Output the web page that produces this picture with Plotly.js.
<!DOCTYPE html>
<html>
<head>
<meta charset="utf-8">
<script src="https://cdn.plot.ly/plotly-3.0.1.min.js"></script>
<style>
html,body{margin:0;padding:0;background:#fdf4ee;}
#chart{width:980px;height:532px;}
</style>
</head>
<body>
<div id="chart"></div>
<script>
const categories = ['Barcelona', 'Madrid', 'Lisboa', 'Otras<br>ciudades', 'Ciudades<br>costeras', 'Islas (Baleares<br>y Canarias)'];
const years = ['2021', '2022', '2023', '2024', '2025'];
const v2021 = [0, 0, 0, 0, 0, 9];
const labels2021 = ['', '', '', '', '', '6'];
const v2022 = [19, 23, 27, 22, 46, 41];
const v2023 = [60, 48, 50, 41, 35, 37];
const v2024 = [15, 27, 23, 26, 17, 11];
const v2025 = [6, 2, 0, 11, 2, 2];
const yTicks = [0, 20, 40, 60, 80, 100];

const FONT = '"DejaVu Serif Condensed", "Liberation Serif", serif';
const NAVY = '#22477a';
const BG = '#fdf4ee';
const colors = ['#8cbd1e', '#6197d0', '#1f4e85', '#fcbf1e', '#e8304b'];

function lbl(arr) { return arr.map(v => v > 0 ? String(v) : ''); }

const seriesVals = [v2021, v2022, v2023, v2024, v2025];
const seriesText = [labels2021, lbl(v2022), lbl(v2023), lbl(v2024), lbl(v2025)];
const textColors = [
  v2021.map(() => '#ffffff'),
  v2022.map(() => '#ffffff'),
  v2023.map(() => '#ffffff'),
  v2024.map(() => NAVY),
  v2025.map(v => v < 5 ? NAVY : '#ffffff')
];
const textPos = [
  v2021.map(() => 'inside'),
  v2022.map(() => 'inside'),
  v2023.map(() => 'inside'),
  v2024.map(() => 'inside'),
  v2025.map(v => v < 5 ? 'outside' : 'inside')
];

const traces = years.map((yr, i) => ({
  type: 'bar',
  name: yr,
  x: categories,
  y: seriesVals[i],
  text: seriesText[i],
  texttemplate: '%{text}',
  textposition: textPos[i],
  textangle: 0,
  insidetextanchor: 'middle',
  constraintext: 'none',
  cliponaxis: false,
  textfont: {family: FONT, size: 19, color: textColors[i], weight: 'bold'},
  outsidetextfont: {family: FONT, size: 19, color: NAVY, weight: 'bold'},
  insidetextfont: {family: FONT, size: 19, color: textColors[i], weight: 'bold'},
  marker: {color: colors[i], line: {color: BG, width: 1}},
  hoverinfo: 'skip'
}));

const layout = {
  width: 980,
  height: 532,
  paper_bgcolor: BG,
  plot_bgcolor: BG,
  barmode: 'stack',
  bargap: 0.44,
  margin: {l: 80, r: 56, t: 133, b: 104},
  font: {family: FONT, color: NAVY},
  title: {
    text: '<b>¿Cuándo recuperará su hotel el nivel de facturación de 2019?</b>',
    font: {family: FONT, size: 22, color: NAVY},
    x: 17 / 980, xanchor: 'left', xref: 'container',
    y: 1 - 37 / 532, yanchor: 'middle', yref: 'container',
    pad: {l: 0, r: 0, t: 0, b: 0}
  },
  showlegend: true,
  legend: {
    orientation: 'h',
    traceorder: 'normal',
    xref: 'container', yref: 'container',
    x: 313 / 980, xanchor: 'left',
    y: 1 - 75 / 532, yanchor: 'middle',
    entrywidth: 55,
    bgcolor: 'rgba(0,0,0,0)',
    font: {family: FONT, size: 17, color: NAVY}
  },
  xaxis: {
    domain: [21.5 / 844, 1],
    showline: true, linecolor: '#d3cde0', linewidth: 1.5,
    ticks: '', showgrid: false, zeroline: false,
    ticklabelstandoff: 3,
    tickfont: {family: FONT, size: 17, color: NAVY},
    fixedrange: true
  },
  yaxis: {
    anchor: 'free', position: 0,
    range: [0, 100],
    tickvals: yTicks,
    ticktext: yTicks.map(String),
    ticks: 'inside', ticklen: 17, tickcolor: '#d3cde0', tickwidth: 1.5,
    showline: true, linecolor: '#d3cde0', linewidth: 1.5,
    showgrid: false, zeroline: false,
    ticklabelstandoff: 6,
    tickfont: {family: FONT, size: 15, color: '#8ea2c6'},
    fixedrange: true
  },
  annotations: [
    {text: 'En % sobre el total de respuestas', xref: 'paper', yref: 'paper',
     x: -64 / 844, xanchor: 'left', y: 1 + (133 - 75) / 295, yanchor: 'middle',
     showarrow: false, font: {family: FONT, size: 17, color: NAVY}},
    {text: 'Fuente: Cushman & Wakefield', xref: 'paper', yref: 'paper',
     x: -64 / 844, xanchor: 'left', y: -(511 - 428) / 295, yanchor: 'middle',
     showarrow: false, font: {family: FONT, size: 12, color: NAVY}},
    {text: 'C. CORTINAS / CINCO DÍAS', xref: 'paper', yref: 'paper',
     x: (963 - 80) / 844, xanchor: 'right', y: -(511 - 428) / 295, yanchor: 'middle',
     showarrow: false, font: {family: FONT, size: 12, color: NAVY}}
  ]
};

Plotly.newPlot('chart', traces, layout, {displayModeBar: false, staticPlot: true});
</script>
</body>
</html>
---
→ REQUIRED WORK: Copy out the whole listing, exactly as written.

→ COMPLETED EXERCISE:
Output the web page that produces this picture with Plotly.js.
<!DOCTYPE html>
<html>
<head>
<meta charset="utf-8">
<script src="https://cdn.plot.ly/plotly-3.0.1.min.js"></script>
<style>
html,body{margin:0;padding:0;background:#fdf4ee;}
#chart{width:980px;height:532px;}
</style>
</head>
<body>
<div id="chart"></div>
<script>
const categories = ['Barcelona', 'Madrid', 'Lisboa', 'Otras<br>ciudades', 'Ciudades<br>costeras', 'Islas (Baleares<br>y Canarias)'];
const years = ['2021', '2022', '2023', '2024', '2025'];
const v2021 = [0, 0, 0, 0, 0, 9];
const labels2021 = ['', '', '', '', '', '6'];
const v2022 = [19, 23, 27, 22, 46, 41];
const v2023 = [60, 48, 50, 41, 35, 37];
const v2024 = [15, 27, 23, 26, 17, 11];
const v2025 = [6, 2, 0, 11, 2, 2];
const yTicks = [0, 20, 40, 60, 80, 100];

const FONT = '"DejaVu Serif Condensed", "Liberation Serif", serif';
const NAVY = '#22477a';
const BG = '#fdf4ee';
const colors = ['#8cbd1e', '#6197d0', '#1f4e85', '#fcbf1e', '#e8304b'];

function lbl(arr) { return arr.map(v => v > 0 ? String(v) : ''); }

const seriesVals = [v2021, v2022, v2023, v2024, v2025];
const seriesText = [labels2021, lbl(v2022), lbl(v2023), lbl(v2024), lbl(v2025)];
const textColors = [
  v2021.map(() => '#ffffff'),
  v2022.map(() => '#ffffff'),
  v2023.map(() => '#ffffff'),
  v2024.map(() => NAVY),
  v2025.map(v => v < 5 ? NAVY : '#ffffff')
];
const textPos = [
  v2021.map(() => 'inside'),
  v2022.map(() => 'inside'),
  v2023.map(() => 'inside'),
  v2024.map(() => 'inside'),
  v2025.map(v => v < 5 ? 'outside' : 'inside')
];

const traces = years.map((yr, i) => ({
  type: 'bar',
  name: yr,
  x: categories,
  y: seriesVals[i],
  text: seriesText[i],
  texttemplate: '%{text}',
  textposition: textPos[i],
  textangle: 0,
  insidetextanchor: 'middle',
  constraintext: 'none',
  cliponaxis: false,
  textfont: {family: FONT, size: 19, color: textColors[i], weight: 'bold'},
  outsidetextfont: {family: FONT, size: 19, color: NAVY, weight: 'bold'},
  insidetextfont: {family: FONT, size: 19, color: textColors[i], weight: 'bold'},
  marker: {color: colors[i], line: {color: BG, width: 1}},
  hoverinfo: 'skip'
}));

const layout = {
  width: 980,
  height: 532,
  paper_bgcolor: BG,
  plot_bgcolor: BG,
  barmode: 'stack',
  bargap: 0.44,
  margin: {l: 80, r: 56, t: 133, b: 104},
  font: {family: FONT, color: NAVY},
  title: {
    text: '<b>¿Cuándo recuperará su hotel el nivel de facturación de 2019?</b>',
    font: {family: FONT, size: 22, color: NAVY},
    x: 17 / 980, xanchor: 'left', xref: 'container',
    y: 1 - 37 / 532, yanchor: 'middle', yref: 'container',
    pad: {l: 0, r: 0, t: 0, b: 0}
  },
  showlegend: true,
  legend: {
    orientation: 'h',
    traceorder: 'normal',
    xref: 'container', yref: 'container',
    x: 313 / 980, xanchor: 'left',
    y: 1 - 75 / 532, yanchor: 'middle',
    entrywidth: 55,
    bgcolor: 'rgba(0,0,0,0)',
    font: {family: FONT, size: 17, color: NAVY}
  },
  xaxis: {
    domain: [21.5 / 844, 1],
    showline: true, linecolor: '#d3cde0', linewidth: 1.5,
    ticks: '', showgrid: false, zeroline: false,
    ticklabelstandoff: 3,
    tickfont: {family: FONT, size: 17, color: NAVY},
    fixedrange: true
  },
  yaxis: {
    anchor: 'free', position: 0,
    range: [0, 100],
    tickvals: yTicks,
    ticktext: yTicks.map(String),
    ticks: 'inside', ticklen: 17, tickcolor: '#d3cde0', tickwidth: 1.5,
    showline: true, linecolor: '#d3cde0', linewidth: 1.5,
    showgrid: false, zeroline: false,
    ticklabelstandoff: 6,
    tickfont: {family: FONT, size: 15, color: '#8ea2c6'},
    fixedrange: true
  },
  annotations: [
    {text: 'En % sobre el total de respuestas', xref: 'paper', yref: 'paper',
     x: -64 / 844, xanchor: 'left', y: 1 + (133 - 75) / 295, yanchor: 'middle',
     showarrow: false, font: {family: FONT, size: 17, color: NAVY}},
    {text: 'Fuente: Cushman & Wakefield', xref: 'paper', yref: 'paper',
     x: -64 / 844, xanchor: 'left', y: -(511 - 428) / 295, yanchor: 'middle',
     showarrow: false, font: {family: FONT, size: 12, color: NAVY}},
    {text: 'C. CORTINAS / CINCO DÍAS', xref: 'paper', yref: 'paper',
     x: (963 - 80) / 844, xanchor: 'right', y: -(511 - 428) / 295, yanchor: 'middle',
     showarrow: false, font: {family: FONT, size: 12, color: NAVY}}
  ]
};

Plotly.newPlot('chart', traces, layout, {displayModeBar: false, staticPlot: true});
</script>
</body>
</html>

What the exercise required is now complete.